The minutes also said "almost all" officials agreed it was appropriate to raise interest rates by 25 basis points at the meeting, while "a few" favored or could have supported a bigger 50 basis-point hike.
A number of officials said that an "insufficiently restrictive" policy stance could stall recent progress on moderating inflation pressures, according to the minutes, suggesting they are prepared to move rates up further than their December forecast of 5.1%.
U.S. central bankers raised interest rates by a quarter-point, moderating their action after a half-point hike in December and four consecutive jumbo-sized 75 basis-point increases. The move lifted the benchmark policy rate into a range of 4.5% to 4.75%.
Going into the meeting, money markets forecast interest-rate cuts in the back half of 2023. They have since tempered bets on the likelihood that the Fed will reverse course and start cutting rates before the end of this year.
Since the meeting, investors had lifted expectations for where rates will peak to around 5.33% ahead of Wednesday's minutes.
The shift in sentiment has also helped tighten financial conditions somewhat, potentially aiding the central bank as it fights to bring inflation under control amid a tight job market.
In the minutes Wednesday, Fed officials noted that it was important "that overall financial conditions be consistent with the degree of policy restraint that the Committee is putting into place in order to bring inflation back to the 2 percent goal."
Chairman Jerome Powell cautioned during his post-meeting press conference that ongoing rate increases were necessary and the Federal Open Market Committee would maintain a restrictive stance for some time.

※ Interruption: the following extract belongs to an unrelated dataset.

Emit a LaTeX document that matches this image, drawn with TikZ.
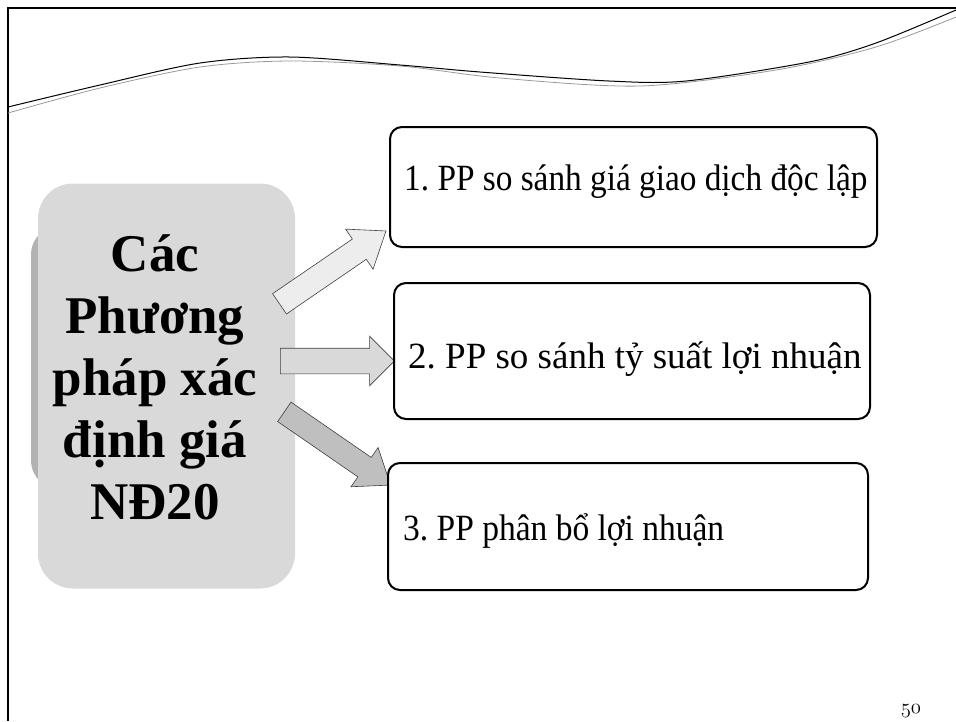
\documentclass[tikz,border=0pt]{standalone}
\usepackage{fontspec}
\setmainfont{Liberation Serif}
\usetikzlibrary{shapes.arrows,positioning,calc}
\frenchspacing

\begin{document}
\begin{tikzpicture}[x=1pt,y=-1pt,
    optbox/.style={draw=black,line width=2pt,rounded corners=12pt,fill=white,inner sep=0pt},
    opttext/.style={anchor=base west,inner sep=0pt,font=\fontsize{37}{40}\selectfont},
    blockarrow/.style={single arrow,draw=black!75,line width=0.6pt,inner sep=12pt,
        single arrow head extend=12pt}]
    \useasboundingbox (0,0) rectangle (956,721);
    % frame and swoosh
    \draw[line width=2.5pt] (8,721) -- (8,8) -- (956,8);
    \draw[black!40,line width=0.8pt] plot[smooth] coordinates {(8,113) (100,88) (200,67) (290,61) (400,66) (500,78) (640,86) (776,70) (876,47) (956,17)};
    \draw[line width=1pt] plot[smooth] coordinates {(8,107) (100,85) (200,63) (290,57) (400,65) (480,72) (609,81) (686,81) (809,62) (876,43) (956,10)};
    % left block
    \fill[black!30,rounded corners=30pt] (31,225) rectangle (200,490);
    \node[fill=black!15,rounded corners=35pt,minimum width=257pt,minimum height=405pt] (main) at (166.5,386) {};
    \node[font=\bfseries\fontsize{53}{62}\selectfont,align=center,inner sep=0pt] (title) at (155,377) {Các\\Phương\\pháp xác\\định giá\\NĐ20};
    % arrows
    \node[blockarrow,fill=black!7,minimum height=129pt,single arrow tip angle=74,rotate=34.4] (a1) at (326,272) {};
    \node[blockarrow,fill=black!15,inner ysep=12.5pt,minimum height=114pt,single arrow tip angle=90] (a2) at (331,361) {};
    \node[blockarrow,fill=black!25,inner ysep=11.5pt,minimum height=129pt,single arrow tip angle=74,rotate=-34.6] (a3) at (331,444) {};
    % method boxes
    \node[optbox,minimum width=487pt,minimum height=120pt] (b1) at (633.5,187) {};
    \node[optbox,minimum width=476pt,minimum height=136pt] (b2) at (632,351) {};
    \node[optbox,minimum width=480pt,minimum height=127pt] (b3) at (628,526.5) {};
    \node[opttext] (t1) at (404,190) {\scalebox{0.9}[1]{1. PP so sánh giá giao dịch độc lập}};
    \node[opttext] (t2) at (408,368) {2. PP so sánh tỷ suất lợi nhuận};
    \node[opttext] (t3) at (403,540) {\scalebox{0.905}[1]{3. PP phân bổ lợi nhuận}};
    % page number
    \node[font=\fontsize{22}{24}\selectfont,inner sep=0pt] (pg) at (911,711) {\usefont{OML}{cmm}{m}{it}50};
\end{tikzpicture}
\end{document}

Data released since the meeting pointed to stronger underlying momentum in the economy than was apparent at the start of February. Employers added more than twice as many jobs in January as economists expected, while inflation showed little sign of abating.
Cleveland Fed President Loretta Mester said last Thursday that she had seen a "compelling" economic case for a half-point increase during the last meeting, a view echoed later that day by St. Louis Fed chief James Bullard. Neither official votes on policy decisions this year.